Brenner Pass Offers Elevated, Creative Takes on Classic European Dishes

A little background: Brenner Pass is named for a mountain gap between Austria and Italy — and that’s much of the inspiration for this Scott’s Addition restaurant’s concept. The expansive space, much larger than owner and chef Brittanny Anderson’s Metzger Bar and Butchery, calls to mind a modernist take on a chalet, with concrete floors, high ceilings, plenty of glass windows and wooden accents that add just a touch of warmth.

Anderson’s Metzger co-owners, Nathan Conway and Brad Hemp, join her in this second venture, as does Saison’s James Kohler. Having perfected her take on modern German cuisine at her first restaurant, Anderson branches out to neighboring European countries, with Italian, French, and Swiss influences evident throughout the menu. The cocktail offerings favor bitter and herbal flavors, with Campari and amari making multiple appearances. The wine list is principally composed of lesser-known varietals, such as Italy’s nebbiolo, or the French white altesse.

The menu offers snacks, small and large plates, as well as a pasta and grains section. For snacks, try the fritto misto ($8), loosely translated as mixed fried items, here composed of the unlikely combination of white anchovies, fennel, onion and lemon. Thin slices of lemon soften enough in the fryer to eat easily and offer an acidic punch to cut through the rather large mound of fried goodness you’re consuming. If you prefer simpler snacks to share, a bread and butter basket ($3) or marinated olives ($5) might do the trick. But if you’re here to transport yourself to the continent for an evening, why not venture out and try the tinned seafood platter ($10) with your choice of mussels escabeche or sardines in tomato sauce?

Beyond the snacks, the best option for sharing is the classic fondue ($36). Melted Gruyere and Emmentaler are served with an array of accompaniments to dip into the molten cheese: large cubes of house-made sourdough bread, tiny cornichons, pickled cocktail onions, bite-sized fingerling potatoes and speck. When we exhaust all of our mix-and-match combinations, and the plate sits empty, my friends and I wonder aloud about the etiquette of cleaning out the fondue pot with a spoon.

Other excellent sharing options are the raw seafood platters, but be forewarned — they will set you back between $50 and $150, depending on the size. The smallest of the bunch, the prince plateau ($50), features a dozen oysters and a half-dozen raw clams. Additionally, trout roe is served with creme fraiche and tiny corn cakes, which, when combined, make for a perfect bite of salty and lightly sweet flavors, punctuated by the tangy freshness of the cream.

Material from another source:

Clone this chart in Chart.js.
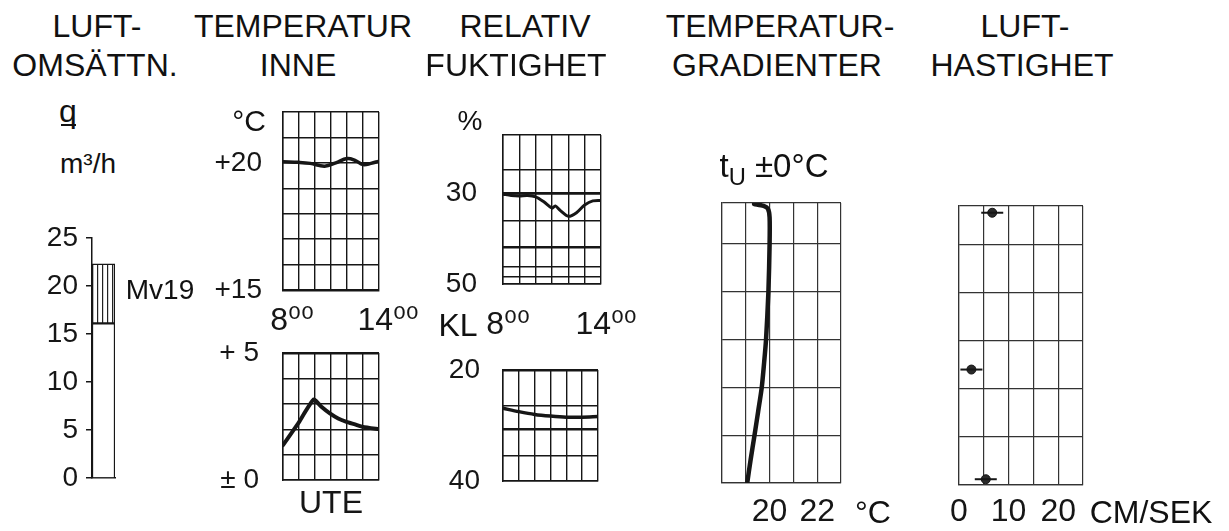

The menu will compel most diners to whip out their smartphones to Google some ingredient names — or at least to pepper the friendly and knowledgeable staff with questions. Ingredients such as spigarello, an Italian cousin of broccoli, and fonduta, a thicker Italian version of fondue typically made with fontina cheese, are both part of the doppio ravioli ($18). For the price and its place in the pasta section on the menu, I expect a heartier serving size, but the two oversized ravioli were exquisitely crafted, with a perfect balance of flavors between vegetables and cheese.

For main dishes, the steak au poivre ($34) is an excellent entree choice, with a New York strip steak cooked exactly to order, served sliced and covered in the classic buttery pepper sauce that’s made with both green and black peppercorns. The accompanying classic French Alps dish of stacked and thinly sliced potatoes flavored with bacon lardons, tartiflette, almost steals the show.

Sunday brunch is a treat, and I suggest a few rounds of house-made punch ($5) to accompany a breakfast sandwich ($14) made of a rich thick rabbit sausage patty topped with egg and Gruyere.

Brenner Pass adds a dash of sophistication to the rapidly growing Scott’s Addition, and with its continental European focus, it adds something new to the Richmond dining scene overall. Anderson and her team have carved out a niche for themselves by elevating familiar European dishes with creativity and impressive technical skills. Thoughtfully conceived and impeccably executed, Brenner Pass is on its way to becoming a fixture in the growing list of Richmond’s must-visit restaurants. S

Brenner Pass
Mondays-Thursdays 5 p.m.-midnight; Fridays and Saturdays 5 p.m.-2 a.m.; Sundays 11 a.m.-3 p.m.